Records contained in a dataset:
——————————

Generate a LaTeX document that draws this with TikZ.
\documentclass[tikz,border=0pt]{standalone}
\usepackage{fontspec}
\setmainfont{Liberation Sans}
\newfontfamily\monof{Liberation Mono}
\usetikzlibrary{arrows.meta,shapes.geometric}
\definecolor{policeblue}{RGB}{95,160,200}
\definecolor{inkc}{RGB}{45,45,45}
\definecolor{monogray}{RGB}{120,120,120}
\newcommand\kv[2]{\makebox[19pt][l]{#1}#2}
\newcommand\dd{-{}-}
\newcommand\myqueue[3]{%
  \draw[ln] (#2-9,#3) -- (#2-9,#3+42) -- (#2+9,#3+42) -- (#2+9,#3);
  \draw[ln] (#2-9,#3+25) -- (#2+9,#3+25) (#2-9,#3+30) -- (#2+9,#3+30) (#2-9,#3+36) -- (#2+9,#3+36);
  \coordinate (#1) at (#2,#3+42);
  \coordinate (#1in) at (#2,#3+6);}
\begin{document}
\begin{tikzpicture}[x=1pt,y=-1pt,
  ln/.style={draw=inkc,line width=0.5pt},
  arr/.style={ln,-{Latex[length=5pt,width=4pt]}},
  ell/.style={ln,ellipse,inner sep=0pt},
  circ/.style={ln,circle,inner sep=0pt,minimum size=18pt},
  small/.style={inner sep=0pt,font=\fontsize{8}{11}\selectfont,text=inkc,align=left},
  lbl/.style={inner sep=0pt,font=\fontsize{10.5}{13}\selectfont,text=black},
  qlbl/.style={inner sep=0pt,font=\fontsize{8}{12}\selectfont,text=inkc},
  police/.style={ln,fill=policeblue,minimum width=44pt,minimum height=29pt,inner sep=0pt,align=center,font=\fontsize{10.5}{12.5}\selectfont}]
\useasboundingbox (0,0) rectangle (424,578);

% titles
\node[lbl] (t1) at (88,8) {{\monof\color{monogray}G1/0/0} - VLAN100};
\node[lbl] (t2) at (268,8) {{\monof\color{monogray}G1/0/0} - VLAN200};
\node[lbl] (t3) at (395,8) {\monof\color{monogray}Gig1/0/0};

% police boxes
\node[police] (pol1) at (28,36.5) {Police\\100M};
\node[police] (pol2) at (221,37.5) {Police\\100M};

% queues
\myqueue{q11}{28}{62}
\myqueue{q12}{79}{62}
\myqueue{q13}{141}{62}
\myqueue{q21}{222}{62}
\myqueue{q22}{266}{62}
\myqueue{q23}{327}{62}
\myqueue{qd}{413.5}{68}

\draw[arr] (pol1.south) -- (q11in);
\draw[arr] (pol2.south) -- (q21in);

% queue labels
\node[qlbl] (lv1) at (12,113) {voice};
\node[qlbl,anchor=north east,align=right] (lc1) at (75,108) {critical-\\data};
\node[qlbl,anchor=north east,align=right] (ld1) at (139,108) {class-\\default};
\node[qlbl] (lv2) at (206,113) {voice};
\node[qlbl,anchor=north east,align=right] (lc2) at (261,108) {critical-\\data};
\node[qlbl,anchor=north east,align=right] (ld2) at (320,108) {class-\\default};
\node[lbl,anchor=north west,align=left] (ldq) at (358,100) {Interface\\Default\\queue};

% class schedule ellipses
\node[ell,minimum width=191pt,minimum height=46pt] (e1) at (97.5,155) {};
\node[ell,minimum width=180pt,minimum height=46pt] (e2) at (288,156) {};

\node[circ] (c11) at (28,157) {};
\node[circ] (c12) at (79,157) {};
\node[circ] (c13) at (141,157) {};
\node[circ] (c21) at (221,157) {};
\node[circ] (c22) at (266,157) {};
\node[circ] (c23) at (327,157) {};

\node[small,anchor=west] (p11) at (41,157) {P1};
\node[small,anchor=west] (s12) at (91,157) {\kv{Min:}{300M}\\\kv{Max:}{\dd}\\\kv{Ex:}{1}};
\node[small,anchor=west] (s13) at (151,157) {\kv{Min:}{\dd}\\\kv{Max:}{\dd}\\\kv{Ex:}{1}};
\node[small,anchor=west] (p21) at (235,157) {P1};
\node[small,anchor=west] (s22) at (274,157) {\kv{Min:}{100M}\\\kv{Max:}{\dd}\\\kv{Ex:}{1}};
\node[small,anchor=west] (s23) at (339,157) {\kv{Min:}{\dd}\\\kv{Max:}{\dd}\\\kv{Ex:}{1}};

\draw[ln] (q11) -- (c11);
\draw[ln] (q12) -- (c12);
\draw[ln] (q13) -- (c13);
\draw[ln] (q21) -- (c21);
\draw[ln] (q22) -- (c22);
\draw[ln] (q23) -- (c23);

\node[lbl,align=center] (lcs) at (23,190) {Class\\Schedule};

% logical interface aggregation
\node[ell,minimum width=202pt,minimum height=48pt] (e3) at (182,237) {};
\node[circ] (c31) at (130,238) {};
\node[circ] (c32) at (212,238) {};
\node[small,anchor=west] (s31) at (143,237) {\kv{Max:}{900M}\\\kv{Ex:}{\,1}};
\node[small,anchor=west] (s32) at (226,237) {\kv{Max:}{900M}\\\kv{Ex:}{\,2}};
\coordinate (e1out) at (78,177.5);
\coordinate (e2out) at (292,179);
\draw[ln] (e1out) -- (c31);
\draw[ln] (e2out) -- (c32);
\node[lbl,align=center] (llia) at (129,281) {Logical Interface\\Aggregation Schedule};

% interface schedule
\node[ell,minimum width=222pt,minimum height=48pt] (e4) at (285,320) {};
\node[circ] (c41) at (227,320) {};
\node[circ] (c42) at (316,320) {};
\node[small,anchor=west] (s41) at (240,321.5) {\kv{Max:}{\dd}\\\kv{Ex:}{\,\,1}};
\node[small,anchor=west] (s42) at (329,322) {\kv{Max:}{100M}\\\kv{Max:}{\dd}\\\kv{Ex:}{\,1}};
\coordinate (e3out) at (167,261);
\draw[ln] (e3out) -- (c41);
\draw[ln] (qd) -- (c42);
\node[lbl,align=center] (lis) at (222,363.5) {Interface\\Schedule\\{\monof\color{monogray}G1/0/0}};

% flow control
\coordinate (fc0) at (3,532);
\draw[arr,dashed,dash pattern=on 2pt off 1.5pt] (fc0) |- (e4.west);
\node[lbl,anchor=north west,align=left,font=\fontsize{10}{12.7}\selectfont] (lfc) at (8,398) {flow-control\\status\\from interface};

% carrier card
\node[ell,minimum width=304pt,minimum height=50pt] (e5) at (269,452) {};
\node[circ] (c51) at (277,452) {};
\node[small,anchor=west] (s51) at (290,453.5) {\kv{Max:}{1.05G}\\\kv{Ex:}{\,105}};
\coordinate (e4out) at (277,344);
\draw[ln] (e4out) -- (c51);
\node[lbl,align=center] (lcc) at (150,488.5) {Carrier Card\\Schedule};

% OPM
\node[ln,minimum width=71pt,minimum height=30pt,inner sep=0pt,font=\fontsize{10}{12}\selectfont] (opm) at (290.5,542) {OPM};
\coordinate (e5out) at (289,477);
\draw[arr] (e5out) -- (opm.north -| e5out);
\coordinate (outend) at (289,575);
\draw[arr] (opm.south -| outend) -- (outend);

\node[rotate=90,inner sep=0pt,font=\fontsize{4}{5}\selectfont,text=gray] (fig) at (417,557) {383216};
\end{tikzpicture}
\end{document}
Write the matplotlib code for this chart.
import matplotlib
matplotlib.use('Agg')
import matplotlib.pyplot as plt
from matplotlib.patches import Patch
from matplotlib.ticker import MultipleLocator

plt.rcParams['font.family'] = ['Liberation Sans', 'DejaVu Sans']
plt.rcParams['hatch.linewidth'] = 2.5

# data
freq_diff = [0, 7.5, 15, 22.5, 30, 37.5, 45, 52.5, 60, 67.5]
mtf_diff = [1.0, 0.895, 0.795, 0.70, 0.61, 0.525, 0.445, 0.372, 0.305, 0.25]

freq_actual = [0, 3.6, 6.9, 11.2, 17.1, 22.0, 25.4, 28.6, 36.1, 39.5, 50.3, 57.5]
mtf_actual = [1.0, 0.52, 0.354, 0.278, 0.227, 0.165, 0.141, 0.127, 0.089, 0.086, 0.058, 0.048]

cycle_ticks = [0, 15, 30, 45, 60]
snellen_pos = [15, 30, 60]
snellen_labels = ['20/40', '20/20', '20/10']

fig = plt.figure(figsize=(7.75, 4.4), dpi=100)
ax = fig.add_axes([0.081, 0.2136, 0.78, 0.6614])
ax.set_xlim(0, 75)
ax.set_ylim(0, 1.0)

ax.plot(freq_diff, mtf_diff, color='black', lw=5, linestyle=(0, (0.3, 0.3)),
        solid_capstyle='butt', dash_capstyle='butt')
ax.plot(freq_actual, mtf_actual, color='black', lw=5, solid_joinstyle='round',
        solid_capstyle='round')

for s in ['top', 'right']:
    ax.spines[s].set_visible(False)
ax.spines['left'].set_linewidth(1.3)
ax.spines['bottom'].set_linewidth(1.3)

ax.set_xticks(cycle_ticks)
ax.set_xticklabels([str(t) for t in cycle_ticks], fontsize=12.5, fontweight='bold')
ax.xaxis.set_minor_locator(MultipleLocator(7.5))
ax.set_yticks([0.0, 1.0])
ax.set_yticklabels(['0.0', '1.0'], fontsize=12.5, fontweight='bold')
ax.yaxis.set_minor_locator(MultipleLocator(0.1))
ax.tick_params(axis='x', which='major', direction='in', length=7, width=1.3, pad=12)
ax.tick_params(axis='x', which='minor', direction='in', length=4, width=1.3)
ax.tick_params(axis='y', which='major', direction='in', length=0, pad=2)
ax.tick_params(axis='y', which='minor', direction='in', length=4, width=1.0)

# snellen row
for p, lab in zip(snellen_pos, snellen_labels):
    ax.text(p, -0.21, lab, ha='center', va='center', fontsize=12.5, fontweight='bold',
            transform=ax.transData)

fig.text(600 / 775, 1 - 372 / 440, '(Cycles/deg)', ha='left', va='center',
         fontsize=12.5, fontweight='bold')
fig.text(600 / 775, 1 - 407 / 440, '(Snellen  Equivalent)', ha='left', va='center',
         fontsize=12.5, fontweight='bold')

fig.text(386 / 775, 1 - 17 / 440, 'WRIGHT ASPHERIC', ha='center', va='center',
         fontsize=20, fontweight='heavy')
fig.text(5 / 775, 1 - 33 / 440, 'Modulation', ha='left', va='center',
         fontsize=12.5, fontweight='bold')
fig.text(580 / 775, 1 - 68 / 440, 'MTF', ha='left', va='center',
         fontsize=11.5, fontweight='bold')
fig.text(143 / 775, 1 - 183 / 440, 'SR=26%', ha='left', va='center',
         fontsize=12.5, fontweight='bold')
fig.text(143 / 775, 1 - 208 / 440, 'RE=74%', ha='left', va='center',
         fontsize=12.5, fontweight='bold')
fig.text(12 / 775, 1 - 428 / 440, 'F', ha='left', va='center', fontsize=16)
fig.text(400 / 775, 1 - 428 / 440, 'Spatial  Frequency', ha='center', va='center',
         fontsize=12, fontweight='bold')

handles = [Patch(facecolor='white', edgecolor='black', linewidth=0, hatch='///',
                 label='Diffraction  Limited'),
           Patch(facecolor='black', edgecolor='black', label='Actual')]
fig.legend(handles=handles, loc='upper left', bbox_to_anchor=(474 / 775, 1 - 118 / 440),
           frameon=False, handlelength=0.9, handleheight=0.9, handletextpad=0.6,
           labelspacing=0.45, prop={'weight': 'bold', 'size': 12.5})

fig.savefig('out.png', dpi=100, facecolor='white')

——————————

Task brief:
Every line that holds the string "this" should be returned.

Reply:
Generate a LaTeX document that draws this with TikZ.
Write the matplotlib code for this chart.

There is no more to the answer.